March 11, 2010 | Jim Killock

Conservatives need to ditch support for anti-tech, anti-rights Digital Economy Bill proposals

Today at midday, the Conservatives are announcing manifesto plans for faster broadband and a ‘data freedom act’ to release masses of government data.

But these progressive ideas stand in stark contrast to the actions of the Conservative party today, supporting disconnection and threats of self-censorship in the Digital Economy Bill.

Let’s be clear: trying to get everyone online and building a society dependent on the internet is a policy that is totally contradicted by a policy of disconnection as a punishment for civil copyright infringement. And Conservative support for poorly worked out BPI-drafted proposals for web blocking looks ignorant and destructive.

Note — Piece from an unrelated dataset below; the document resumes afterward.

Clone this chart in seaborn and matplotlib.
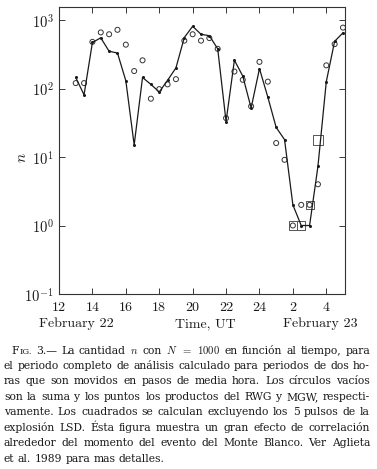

This Monday, a survey showed that 80% of world’s citizens see the internet as a fundamental right. And today, the British Computer Society added their weight to concerns about disconnection, saying that they current plans would harm digital inclusion. Meanwhile libraries and the FSB warn about the harm that will be done to them, as they too are threatened with disconnection.

Conservatives want to win the fight for our heart and minds: they cannot hope to do so while supporting regressive policies like disconnection.

Take action

Please do help the Conservatives to realise that disconnection is wrong. If you are a Conservative, let your party leaders know. If you have a Conservtitve MP, write to them. 

And whoever you are, challenge all the candidates to tell us what they think.

Comments (1)

  1. Lydia P Troyer:
    Mar 18, 2010 at 08:28 AM

    Hi. Whatever position one takes with regard to who is to blame for the 60 to 70 percent decline in CD sales since 1999/rise of Napster, it cannot be denied that an easily measureable portion of the British domestic & export economy has been battered down because of file sharing, especially free torrent downloads. That is one of the unintended consequences of all-you-can-eat access and increased consumer bandwidth. It's in no-one's interest to watch the collapse of the British film and music industries. The record companies might once have gouged the artists and writers for 90 percent of the revenues but share-ers/downloaders take it ALL!

    Could not this Bill be written with a sunset provision, to be re-voted in 2 or 3 years, so that the unintended consequences of a feebly debated issue could be amended and corrected in due course?